Mail service to New Zembla is, however, notoriously unreliable.
-----------------------------------------
"Brian Boyd (FOA ENG)" wrote:
>
> The identification of the poem's Peter and Princess with Peter Townsend and
> Princess Margaret was made by VN in a note to Bobbie Ann Mason that she
> reproduces on p. 185 of her NABOKOV'S GARDEN. I add to the information in my
> NABOKOV'S ADA, and purchasers of the second edition could have earned the
> $1000 prize and diamond tiara for first correct answer (which Don cannot
> forgive himself for forgetting to mention) simply by consulting the Index
> (s.v. "Margaret, Princess") of the second edition.
>
> I should add that the poem doesn't reek of Robert Browning to me, although
> "Robert Brown" obviously does. Nabokov cues Browning in another way
> (145.33-34: " 'Let her try the one about finding a feather and seeing
> Peacock plain,' said Ada drily-'it's a bit harder'": Browning's
> "Memorabilia," an apt poem to pick for a memory test), but "Poet Laureate
> Robert Brown" also evokes not Browning (who was never poet laureate), but
> Robert Bridges (who was poet laureate from 1913 to 1930, inluding therefore
> the whole time Nabokov was at Cambridge and was reading English verse
> intensely), although the style evokes, if anything, Alfred, Lord Tennyson,
> who WAS poet laureate 1850-1892, hence, if he exists in Antiterra, at the
> time (1884) Lucette is made to learn the poem, although not at the time
> (1844) Van says it was composed by "Poet Laureate Robert Brown."
>
> Robert Brown's name, however, like John Ray Jr.'s, is partly natural
> mimicry. As Liana Ashenden pointed out in her MA thesis on ADA (2000),
> Robert Brown was the name of the foremost botanist of his time (1773-1850).

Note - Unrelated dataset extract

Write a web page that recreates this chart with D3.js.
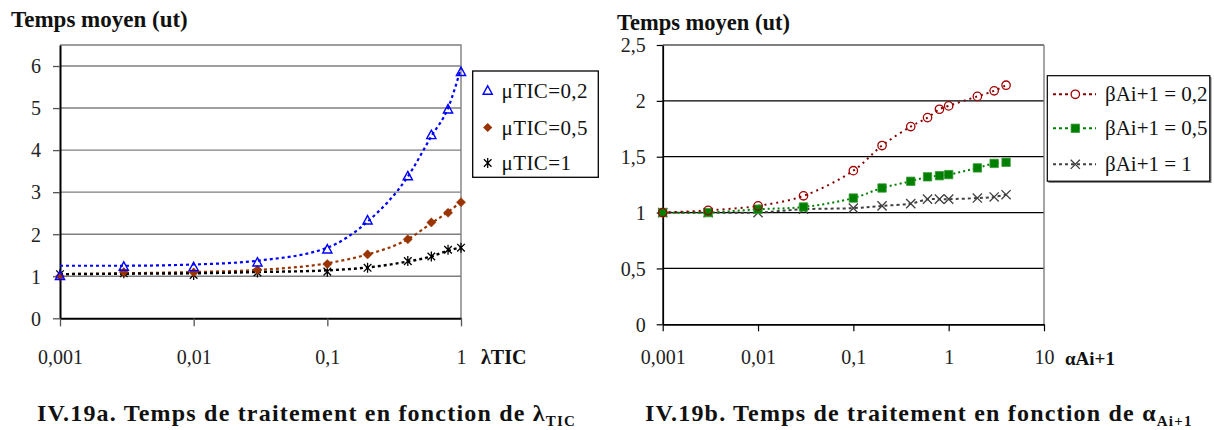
<!DOCTYPE html>
<html><head><meta charset="utf-8">
<script src="https://cdn.jsdelivr.net/npm/d3@7"></script>
<style>
html,body{margin:0;padding:0;background:#fff;}
svg{display:block;font-family:"Liberation Serif","Times New Roman",serif;}
</style></head><body>
<svg id="chart" width="1214" height="430"></svg>
<script>
// ---------- Chart a data ----------
const lambdaTIC = [0.001,0.003,0.01,0.03,0.1,0.2,0.4,0.6,0.8,1];
const mu02 = [1.0,1.22,1.21,1.32,1.63,2.32,3.37,4.35,4.96,5.85];
const mu05 = [1.0,1.1,1.09,1.15,1.29,1.52,1.88,2.28,2.51,2.76];
const mu1  = [1.05,1.07,1.03,1.09,1.11,1.2,1.36,1.47,1.63,1.68];
// trend lines (at the same abscissas)
const trendMu02 = [1.25,1.25,1.28,1.37,1.68,2.3,3.37,4.33,5.0,5.95];
const trendMu05 = [1.05,1.07,1.1,1.15,1.31,1.52,1.88,2.26,2.53,2.77];
const trendMu1  = [1.05,1.06,1.07,1.1,1.14,1.21,1.35,1.47,1.61,1.69];
const xTicksA = [0.001,0.01,0.1,1];
const xTickLabelsA = ["0,001","0,01","0,1","1"];
const yTicksA = [0,1,2,3,4,5,6];
const yTickLabelsA = ["0","1","2","3","4","5","6"];
const legendA = ["\u03BCTIC=0,2","\u03BCTIC=0,5","\u03BCTIC=1"];

// ---------- Chart b data ----------
const alphaAi = [0.001,0.003,0.01,0.03,0.1,0.2,0.4,0.6,0.8,1,2,3,4];
const beta02 = [1.0,1.02,1.06,1.15,1.375,1.6,1.77,1.85,1.925,1.955,2.04,2.09,2.14];
const beta05 = [1.0,1.0,1.03,1.05,1.13,1.22,1.28,1.32,1.33,1.34,1.40,1.44,1.45];
const beta1  = [1.0,1.0,1.0,1.03,1.04,1.06,1.08,1.12,1.12,1.12,1.13,1.14,1.16];
const xTicksB = [0.001,0.01,0.1,1,10];
const xTickLabelsB = ["0,001","0,01","0,1","1","10"];
const yTicksB = [0,0.5,1,1.5,2,2.5];
const yTickLabelsB = ["0","0,5","1","1,5","2","2,5"];
const legendB = ["\u03B2Ai+1 = 0,2","\u03B2Ai+1 = 0,5","\u03B2Ai+1 = 1"];

const svg = d3.select("#chart");

// marker paths
const shapes = {
  tri: "M0,-5.2L4.6,3.2L-4.6,3.2Z",
  dia: "M0,-4.6L4.6,0L0,4.6L-4.6,0Z",
  ast: "M-3.8,-3.8L3.8,3.8M-3.8,3.8L3.8,-3.8M0,-5L0,5",
  sq: "M-4.2,-4.2H4.2V4.2H-4.2Z",
  xx: "M-4.6,-4.6L4.6,4.6M-4.6,4.6L4.6,-4.6"
};
function marker(g, type, x, y, st){
  const p = g.append("path").attr("d", shapes[type]).attr("transform", `translate(${x},${y})`);
  Object.entries(st).forEach(([k,v])=>p.attr(k,v));
  return p;
}
function circ(g,x,y,st){
  const c = g.append("circle").attr("cx",x).attr("cy",y).attr("r",4.2);
  Object.entries(st).forEach(([k,v])=>c.attr(k,v));
}

// ================= CHART A =================
const gA = svg.append("g");
const xA = d3.scaleLog().domain([0.001,1]).range([60,461]);
const yA = d3.scaleLinear().domain([0,6.5]).range([318.3,45]);

gA.append("g").selectAll("line").data(yTicksA.filter(d=>d>0)).join("line")
  .attr("x1",60).attr("x2",461).attr("y1",d=>yA(d)).attr("y2",d=>yA(d))
  .attr("stroke","#7f7f7f").attr("stroke-width",1.4);
gA.append("path").attr("d",`M60,${yA(6.5)}H461V${yA(0)}`).attr("fill","none")
  .attr("stroke","#7f7f7f").attr("stroke-width",1.4);

const axLA = gA.append("g").attr("transform","translate(60,0)")
  .call(d3.axisLeft(yA).tickValues(yTicksA).tickFormat((d,i)=>yTickLabelsA[i]).tickSize(7).tickSizeOuter(0).tickPadding(12));
const axBA = gA.append("g").attr("transform",`translate(0,${yA(0)})`)
  .call(d3.axisBottom(xA).tickValues(xTicksA).tickFormat((d,i)=>xTickLabelsA[i]).tickSize(8).tickSizeOuter(0));
[axLA, axBA].forEach(ax=>{
  ax.select(".domain").attr("stroke","#000").attr("stroke-width",2);
  ax.selectAll(".tick line").attr("stroke","#555").attr("stroke-width",1.3);
  ax.selectAll("text").attr("font-family","Liberation Serif").attr("font-size",20).attr("fill","#222");
});
axBA.selectAll("text").attr("y",45.5).attr("dy",0);
axLA.selectAll("text").attr("dy","0.34em");

const lineA = d3.line().x(d=>xA(d[0])).y(d=>yA(d[1])).curve(d3.curveMonotoneX);
const trendsA = [
  {v:trendMu02, c:"#0000ff", dash:"3,3", w:2.2},
  {v:trendMu05, c:"#993300", dash:"3,3", w:2.2},
  {v:trendMu1,  c:"#000000", dash:"3,3", w:2.4}
];
trendsA.forEach(t=>{
  gA.append("path").datum(lambdaTIC.map((x,i)=>[x,t.v[i]])).attr("d",lineA)
    .attr("fill","none").attr("stroke",t.c).attr("stroke-width",t.w).attr("stroke-dasharray",t.dash);
});
lambdaTIC.forEach((x,i)=>marker(gA,"ast",xA(x),yA(mu1[i]),{stroke:"#000","stroke-width":1.3,fill:"none"}));
lambdaTIC.forEach((x,i)=>marker(gA,"dia",xA(x),yA(mu05[i]),{fill:"#993300",stroke:"#993300","stroke-width":0.5}));
lambdaTIC.forEach((x,i)=>marker(gA,"tri",xA(x),yA(mu02[i]),{stroke:"#0000ff","stroke-width":1.4,fill:"none"}));

gA.append("text").attr("x",11).attr("y",27).attr("font-size",23).attr("font-weight","bold")
  .attr("fill","#111").text("Temps moyen (ut)");
gA.append("text").attr("x",481).attr("y",364).attr("font-size",20).attr("font-weight","bold")
  .attr("fill","#111").text("\u03BBTIC");
const capA = gA.append("text").attr("x",37).attr("y",421).attr("font-size",24).attr("font-weight","bold")
  .attr("letter-spacing",1.2).attr("fill","#111");
capA.append("tspan").text("IV.19a. Temps de traitement en fonction de \u03BB");
capA.append("tspan").attr("font-size",15).attr("dy",5).text("TIC");

// legend A
const lgA = gA.append("g");
lgA.append("rect").attr("x",472.7).attr("y",71).attr("width",125.6).attr("height",106.3)
  .attr("fill","#fff").attr("stroke","#000").attr("stroke-width",1.3);
const lgAy = [91,127.5,163];
marker(lgA,"tri",487.7,lgAy[0],{stroke:"#0000ff","stroke-width":1.4,fill:"none"});
marker(lgA,"dia",487.7,lgAy[1],{fill:"#993300"});
marker(lgA,"ast",487.7,lgAy[2],{stroke:"#000","stroke-width":1.3,fill:"none"});
legendA.forEach((t,i)=>lgA.append("text").attr("x",501.5).attr("y",lgAy[i]).attr("dy","0.34em")
  .attr("font-size",21).attr("letter-spacing",0.4).attr("fill","#111").text(t));

// ================= CHART B =================
const gB = svg.append("g");
const xB = d3.scaleLog().domain([0.001,10]).range([662.7,1044]);
const yB = d3.scaleLinear().domain([0,2.5]).range([324.3,45]);

gB.append("g").selectAll("line").data(yTicksB.filter(d=>d>0 && d<2.5)).join("line")
  .attr("x1",662.7).attr("x2",1044).attr("y1",d=>yB(d)).attr("y2",d=>yB(d))
  .attr("stroke","#000").attr("stroke-width",1.2);
gB.append("line").attr("x1",662.7).attr("x2",1044).attr("y1",yB(2.5)).attr("y2",yB(2.5))
  .attr("stroke","#000").attr("stroke-width",1.2);
gB.append("line").attr("x1",1044).attr("x2",1044).attr("y1",yB(2.5)).attr("y2",yB(0))
  .attr("stroke","#7f7f7f").attr("stroke-width",1.4);

const axLB = gB.append("g").attr("transform","translate(662.7,0)")
  .call(d3.axisLeft(yB).tickValues(yTicksB).tickFormat((d,i)=>yTickLabelsB[i]).tickSize(6).tickSizeOuter(0).tickPadding(11));
const axBB = gB.append("g").attr("transform",`translate(0,${yB(0)})`)
  .call(d3.axisBottom(xB).tickValues(xTicksB).tickFormat((d,i)=>xTickLabelsB[i]).tickSize(7).tickSizeOuter(0));
[axLB, axBB].forEach(ax=>{
  ax.select(".domain").attr("stroke","#000").attr("stroke-width",1.8);
  ax.selectAll(".tick line").attr("stroke","#000").attr("stroke-width",1.2);
  ax.selectAll("text").attr("font-family","Liberation Serif").attr("font-size",20).attr("fill","#222");
});
axBB.selectAll("text").attr("y",40).attr("dy",0);
axLB.selectAll("text").attr("dy","0.34em");

const lineB = d3.line().x(d=>xB(d[0])).y(d=>yB(d[1])).curve(d3.curveCatmullRom.alpha(0.5));
const seriesB = [
  {v:beta1,  c:"#404040", dash:"3,3", w:2},
  {v:beta05, c:"#008000", dash:"2,3", w:2},
  {v:beta02, c:"#800000", dash:"2,4", w:2}
];
seriesB.forEach(s=>{
  gB.append("path").datum(alphaAi.map((x,i)=>[x,s.v[i]])).attr("d",lineB)
    .attr("fill","none").attr("stroke",s.c).attr("stroke-width",s.w).attr("stroke-dasharray",s.dash);
});
alphaAi.forEach((x,i)=>marker(gB,"xx",xB(x),yB(beta1[i]),{stroke:"#404040","stroke-width":1.3,fill:"none"}));
alphaAi.forEach((x,i)=>marker(gB,"sq",xB(x),yB(beta05[i]),{fill:"#008000",stroke:"#3a9a3a","stroke-width":0.8}));
alphaAi.forEach((x,i)=>circ(gB,xB(x),yB(beta02[i]),{stroke:"#a00000","stroke-width":1.3,fill:"none"}));

gB.append("text").attr("x",617).attr("y",29.5).attr("font-size",22.5).attr("font-weight","bold")
  .attr("fill","#111").text("Temps moyen (ut)");
gB.append("text").attr("x",1065).attr("y",365).attr("font-size",19).attr("font-weight","bold")
  .attr("fill","#111").text("\u03B1Ai+1");
const capB = gB.append("text").attr("x",645).attr("y",421).attr("font-size",24).attr("font-weight","bold")
  .attr("letter-spacing",1.2).attr("fill","#111");
capB.append("tspan").text("IV.19b. Temps de traitement en fonction de \u03B1");
capB.append("tspan").attr("font-size",15).attr("dy",5).text("Ai+1");

// legend B
const lgB = gB.append("g");
lgB.append("rect").attr("x",1048.5).attr("y",77).attr("width",163).attr("height",106)
  .attr("fill","#888");
lgB.append("rect").attr("x",1047.3).attr("y",75.7).attr("width",162.5).attr("height",105.5)
  .attr("fill","#fff").attr("stroke","#000").attr("stroke-width",1.2);
const lgBy = [94.3,128.3,164.3];
seriesB.slice().reverse().forEach((s,i)=>{
  lgB.append("line").attr("x1",1053).attr("x2",1096).attr("y1",lgBy[i]).attr("y2",lgBy[i])
    .attr("stroke",s.c).attr("stroke-width",s.w).attr("stroke-dasharray","3,3");
});
circ(lgB,1075.3,lgBy[0],{stroke:"#a00000","stroke-width":1.3,fill:"#fff"});
marker(lgB,"sq",1075.3,lgBy[1],{fill:"#008000",stroke:"#3a9a3a","stroke-width":0.8});
marker(lgB,"xx",1075.3,lgBy[2],{stroke:"#404040","stroke-width":1.3,fill:"none"});
legendB.forEach((t,i)=>lgB.append("text").attr("x",1105).attr("y",lgBy[i]).attr("dy","0.34em")
  .attr("font-size",21).attr("fill","#111").text(t));
</script>
</body></html>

> He is also invoked in naming Chateaubriand's mosquito, ADA 106.14
> ("Professor Brown"), and his special place in ADA perhaps derives from the
> fact that he was a great orchidologist who named, for instance, the orchid
> genus VANDA.
>
> -----Original Message-----
> From: D. Barton Johnson
> To: NABOKV-L@LISTSERV.UCSB.EDU
> Sent: 2/19/2002 7:22 AM
> Subject: Nabokov and the late Princess Margaret
>
> EDITOR's NOTE. My question re the above brought only few replies. One
> from Russia by Alexey Sklyarenko, a translator of ADA, another from
> Alexander Justice, and a third that I have mislaid. Thanks to all.
>
> The answer is at the end of section I, chapter 23 of ADA. Van and Ada
> are trying to get rid of pesky eight-year-old Lucette so they continue
> their ebats. They offer her a prize book if she can memorize a poem in a
> set time. The poem is:
>
> "Here said the guide, was the field,
> There, he said was the wood.
> This is where Peter kneeled,
> That's where the Princess stood.
>
> No, the visitor said,
> You are the ghost, old guide.
> Oats and oaks may be dead,
> But SHE is by my side."
>
> The poem is in a small brown anthology owned by Van. He tells Lucette
> that the poem she is to learn is "...a tiny one ...composed in tears
> forty years ago by the poet Laureate Robert Brown, the old gentleman
> whom my father once pointed out to me up in the air on a cliff under a
> cypress, loooking down on the foaming turquoise surf near Nice, an
> unforgettable sight for all concerned. It is called 'Peter and
> Margaret'."
> It, of course, reeks of Robert Browning.
>
> Either VN or Brian Boyd (I forget) identified the poem as referring to
> the parting of Princess Margaret and RAF officer Peter Townsend in 1953.
>
> What can subscribers of NABOKV-L add to the story?